- Directions
Write the entries out again exactly as they stand, but without the pictures.

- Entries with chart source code
____

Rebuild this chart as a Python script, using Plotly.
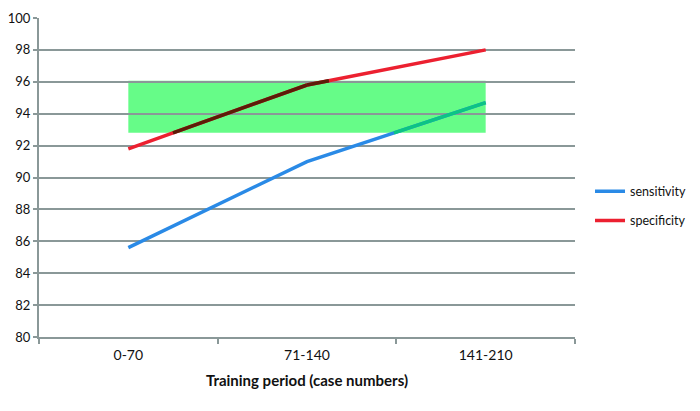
import numpy as np
import plotly.graph_objects as go

categories = ["0-70", "71-140", "141-210"]
sensitivity = [85.6, 91.0, 94.7]
specificity = [91.8, 95.8, 98.0]
band_low, band_high = 92.8, 96.07
band_x = [0, 2]  # category index span of the target band
y_ticks = list(range(80, 101, 2))

blue = (42, 138, 230)
red = (236, 32, 48)
green = (102, 252, 136)
blue_in_band = (12, 196, 132)
red_in_band = (92, 28, 8)

def rgb(c):
    return "rgb(%d,%d,%d)" % tuple(int(v) for v in c)

def clip_segments(ys, lo, hi, xlo, xhi):
    xs_out, ys_out = [], []
    for i in range(len(ys) - 1):
        x0, x1, y0, y1 = i, i + 1, ys[i], ys[i + 1]
        if y1 != y0:
            ta, tb = sorted([(lo - y0) / (y1 - y0), (hi - y0) / (y1 - y0)])
        else:
            ta, tb = (0.0, 1.0) if lo <= y0 <= hi else (1.0, 0.0)
        tx_a, tx_b = (xlo - x0) / (x1 - x0), (xhi - x0) / (x1 - x0)
        t0 = max(0.0, ta, tx_a)
        t1 = min(1.0, tb, tx_b)
        if t1 > t0:
            xs_out += [x0 + t0 * (x1 - x0), x0 + t1 * (x1 - x0), None]
            ys_out += [y0 + t0 * (y1 - y0), y0 + t1 * (y1 - y0), None]
    return xs_out, ys_out

xpos = list(range(len(categories)))
fig = go.Figure()
for name, vals, col in [("sensitivity", sensitivity, blue), ("specificity", specificity, red)]:
    fig.add_trace(go.Scatter(x=xpos, y=vals, mode="lines", name=name,
                             line=dict(color=rgb(col), width=3.5),
                             legendgroup=name, hoverinfo="skip"))
for vals, col in [(sensitivity, blue_in_band), (specificity, red_in_band)]:
    cx, cy = clip_segments(vals, band_low, band_high, band_x[0], band_x[1])
    fig.add_trace(go.Scatter(x=cx, y=cy, mode="lines", showlegend=False,
                             line=dict(color=rgb(col), width=3.5),
                             hoverinfo="skip"))

fig.add_shape(type="rect", xref="x", yref="y", x0=band_x[0], x1=band_x[1],
              y0=band_low, y1=band_high, fillcolor=rgb(green), line_width=0,
              layer="below")

grid = "#8a9898"
fig.update_layout(
    width=700, height=411,
    margin=dict(l=31, r=133, t=10, b=82),
    paper_bgcolor="white", plot_bgcolor="rgba(0,0,0,0)",
    font=dict(family="Lato, Open Sans, sans-serif", color="#111", size=14),
    showlegend=True,
    legend=dict(x=1.028, y=0.41, xanchor="left", yanchor="middle",
                font=dict(size=12.5), tracegroupgap=10, itemwidth=30,
                bgcolor="rgba(0,0,0,0)"),
    xaxis=dict(range=[-0.5, 2.5], tickvals=xpos, ticktext=categories,
               automargin=False,
               showgrid=False, zeroline=False, showline=True, linecolor=grid,
               linewidth=2, ticks="", tickfont=dict(size=14),
               ticklabelstandoff=4,
               minor=dict(tick0=0.5, dtick=1, ticks="outside", ticklen=5,
                          tickcolor=grid, tickwidth=2, showgrid=False),
               title=dict(text="<b>Training period (case numbers)</b>",
                          font=dict(size=15), standoff=14)),
    yaxis=dict(range=[80, 100], tickvals=y_ticks, showgrid=True,
               automargin=False,
               gridcolor=grid, gridwidth=2, zeroline=False, showline=True,
               linecolor=grid, linewidth=2, ticks="outside", ticklen=4,
               tickcolor=grid, tickwidth=2, tickfont=dict(size=13)),
)
fig.write_html("out.html")
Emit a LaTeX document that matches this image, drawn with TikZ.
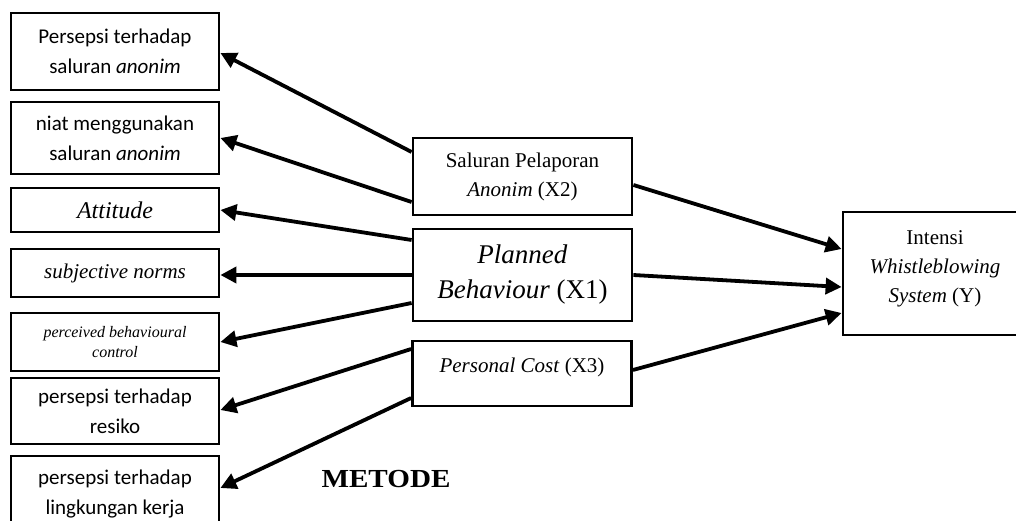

____

- Expected output
Rebuild this chart as a Python script, using Plotly.
import numpy as np
import plotly.graph_objects as go

categories = ["0-70", "71-140", "141-210"]
sensitivity = [85.6, 91.0, 94.7]
specificity = [91.8, 95.8, 98.0]
band_low, band_high = 92.8, 96.07
band_x = [0, 2]  # category index span of the target band
y_ticks = list(range(80, 101, 2))

blue = (42, 138, 230)
red = (236, 32, 48)
green = (102, 252, 136)
blue_in_band = (12, 196, 132)
red_in_band = (92, 28, 8)

def rgb(c):
    return "rgb(%d,%d,%d)" % tuple(int(v) for v in c)

def clip_segments(ys, lo, hi, xlo, xhi):
    xs_out, ys_out = [], []
    for i in range(len(ys) - 1):
        x0, x1, y0, y1 = i, i + 1, ys[i], ys[i + 1]
        if y1 != y0:
            ta, tb = sorted([(lo - y0) / (y1 - y0), (hi - y0) / (y1 - y0)])
        else:
            ta, tb = (0.0, 1.0) if lo <= y0 <= hi else (1.0, 0.0)
        tx_a, tx_b = (xlo - x0) / (x1 - x0), (xhi - x0) / (x1 - x0)
        t0 = max(0.0, ta, tx_a)
        t1 = min(1.0, tb, tx_b)
        if t1 > t0:
            xs_out += [x0 + t0 * (x1 - x0), x0 + t1 * (x1 - x0), None]
            ys_out += [y0 + t0 * (y1 - y0), y0 + t1 * (y1 - y0), None]
    return xs_out, ys_out

xpos = list(range(len(categories)))
fig = go.Figure()
for name, vals, col in [("sensitivity", sensitivity, blue), ("specificity", specificity, red)]:
    fig.add_trace(go.Scatter(x=xpos, y=vals, mode="lines", name=name,
                             line=dict(color=rgb(col), width=3.5),
                             legendgroup=name, hoverinfo="skip"))
for vals, col in [(sensitivity, blue_in_band), (specificity, red_in_band)]:
    cx, cy = clip_segments(vals, band_low, band_high, band_x[0], band_x[1])
    fig.add_trace(go.Scatter(x=cx, y=cy, mode="lines", showlegend=False,
                             line=dict(color=rgb(col), width=3.5),
                             hoverinfo="skip"))

fig.add_shape(type="rect", xref="x", yref="y", x0=band_x[0], x1=band_x[1],
              y0=band_low, y1=band_high, fillcolor=rgb(green), line_width=0,
              layer="below")

grid = "#8a9898"
fig.update_layout(
    width=700, height=411,
    margin=dict(l=31, r=133, t=10, b=82),
    paper_bgcolor="white", plot_bgcolor="rgba(0,0,0,0)",
    font=dict(family="Lato, Open Sans, sans-serif", color="#111", size=14),
    showlegend=True,
    legend=dict(x=1.028, y=0.41, xanchor="left", yanchor="middle",
                font=dict(size=12.5), tracegroupgap=10, itemwidth=30,
                bgcolor="rgba(0,0,0,0)"),
    xaxis=dict(range=[-0.5, 2.5], tickvals=xpos, ticktext=categories,
               automargin=False,
               showgrid=False, zeroline=False, showline=True, linecolor=grid,
               linewidth=2, ticks="", tickfont=dict(size=14),
               ticklabelstandoff=4,
               minor=dict(tick0=0.5, dtick=1, ticks="outside", ticklen=5,
                          tickcolor=grid, tickwidth=2, showgrid=False),
               title=dict(text="<b>Training period (case numbers)</b>",
                          font=dict(size=15), standoff=14)),
    yaxis=dict(range=[80, 100], tickvals=y_ticks, showgrid=True,
               automargin=False,
               gridcolor=grid, gridwidth=2, zeroline=False, showline=True,
               linecolor=grid, linewidth=2, ticks="outside", ticklen=4,
               tickcolor=grid, tickwidth=2, tickfont=dict(size=13)),
)
fig.write_html("out.html")
Emit a LaTeX document that matches this image, drawn with TikZ.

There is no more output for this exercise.